La consapevolezza che il mondo moderno è un immane artefatto di sistemi tecnologici impone, per Steven Umbrello, una svolta progettuale. In un mondo globale, la cui connettività “fisica” – come infrastruttura di collegamento materiale tra i sistemi – e insieme “logica” – come regolazione cognitiva, algoritmica, nella comunicazione, nello scambio di informazioni tra i sistemi – è diventata la condizione della nostra convivenza, non è più possibile ignorare l’impatto che la tecnologia esercita sul modo di condurre le nostre vite.

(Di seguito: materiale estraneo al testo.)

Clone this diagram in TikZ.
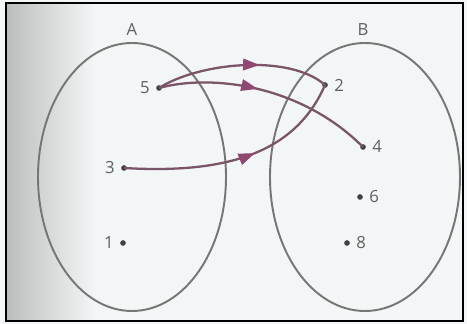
\documentclass[tikz,border=0pt]{standalone}
\usepackage{fontspec}
\setmainfont{Open Sans}
\usepackage{tikz}
\usetikzlibrary{arrows.meta,decorations.markings,positioning}
\definecolor{paper}{RGB}{243,246,246}
\definecolor{shadow}{RGB}{186,191,190}
\definecolor{setline}{RGB}{118,118,118}
\definecolor{ink}{RGB}{95,95,95}
\definecolor{mapline}{RGB}{122,84,104}
\definecolor{maptip}{RGB}{142,72,114}

\begin{document}
\begin{tikzpicture}[x=0.02cm, y=0.02cm,
  every node/.style={font=\fontsize{9.5}{11}\selectfont, text=ink},
  setbox/.style={draw=setline, line width=1.1pt},
  elem/.style={circle, fill=black!75, inner sep=0pt, minimum size=3.2pt, label distance=1.5pt},
  maparrow/.style={draw=mapline, line width=1.3pt, postaction={decorate},
    decoration={markings, mark=at position #1 with {\arrow[maptip]{Triangle[length=3.3mm, width=2.3mm]}}}}]
  \useasboundingbox (0,0) rectangle (467,324);
  \fill[paper] (0,0) rectangle (467,324);
  \shade[left color=shadow, right color=paper] (7,3) rectangle (95,321);
  \draw[black, line width=1.4pt] (6,3) rectangle (463,321);
  \node (setA) at (132,294) {A};
  \node (setB) at (363,294) {B};
  \draw[setbox] (132,147) ellipse [x radius=94, y radius=134];
  \draw[setbox] (365,147) ellipse [x radius=95, y radius=134];
  \node[elem, label=left:5] (a5) at (159,236) {};
  \node[elem, label=left:3] (a3) at (124,156) {};
  \node[elem, label=left:1] (a1) at (123,81) {};
  \node[elem, label=right:2] (b2) at (325,239) {};
  \node[elem, label=right:4] (b4) at (363,177) {};
  \node[elem, label=right:6] (b6) at (360,127) {};
  \node[elem, label=right:8] (b8) at (347,81) {};
  \draw[maparrow=0.6] (a5.center) .. controls (200,262) and (290,270) .. (b2.center);
  \draw[maparrow=0.45] (a5.center) .. controls (210,250) and (300,240) .. (b4.center);
  \draw[maparrow=0.57] (a3.center) .. controls (225,150) and (295,170) .. (b2.center);
\end{tikzpicture}
\end{document}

Una progettualità responsabile mira, nella costruzione di un oggetto, a integrare i valori degli individui nei contesti in cui ne faranno uso – una progettualità etica che rimane aperta, in progress, a contesti in cui la soluzione progettuale può rivelarsi problematica.
Questa relativa autonomia della progettazione degli oggetti non è qualcosa che può bastare a trasformare immediatamente la consapevolezza dell’inter-connettività dell’attività produttiva in un soggetto, in un individuo collettivo, in un “noi” responsabile della cura del mondo. E tuttavia questa svolta progettuale dimostra che è possibile ricondurre le condizioni tecnologiche della società, condizioni vitali, sotto il controllo di un’intelligenza generale, orientata a valori universali della vita, ed è possibile rimodellare quelle condizioni in accordo con essa.
Insomma, la potenza tecnologica della società può essere costruibile non solo nella forma di un sapere, ma nella forma di una pratica sociale, di un processo di adattamento alle richieste emergenti dai contesti reali della vita.
È su questa base pratica che è possibile realizzare quella condivisione di valori universali, e fra questi la reciprocità stessa, che è necessaria per la convivenza umana?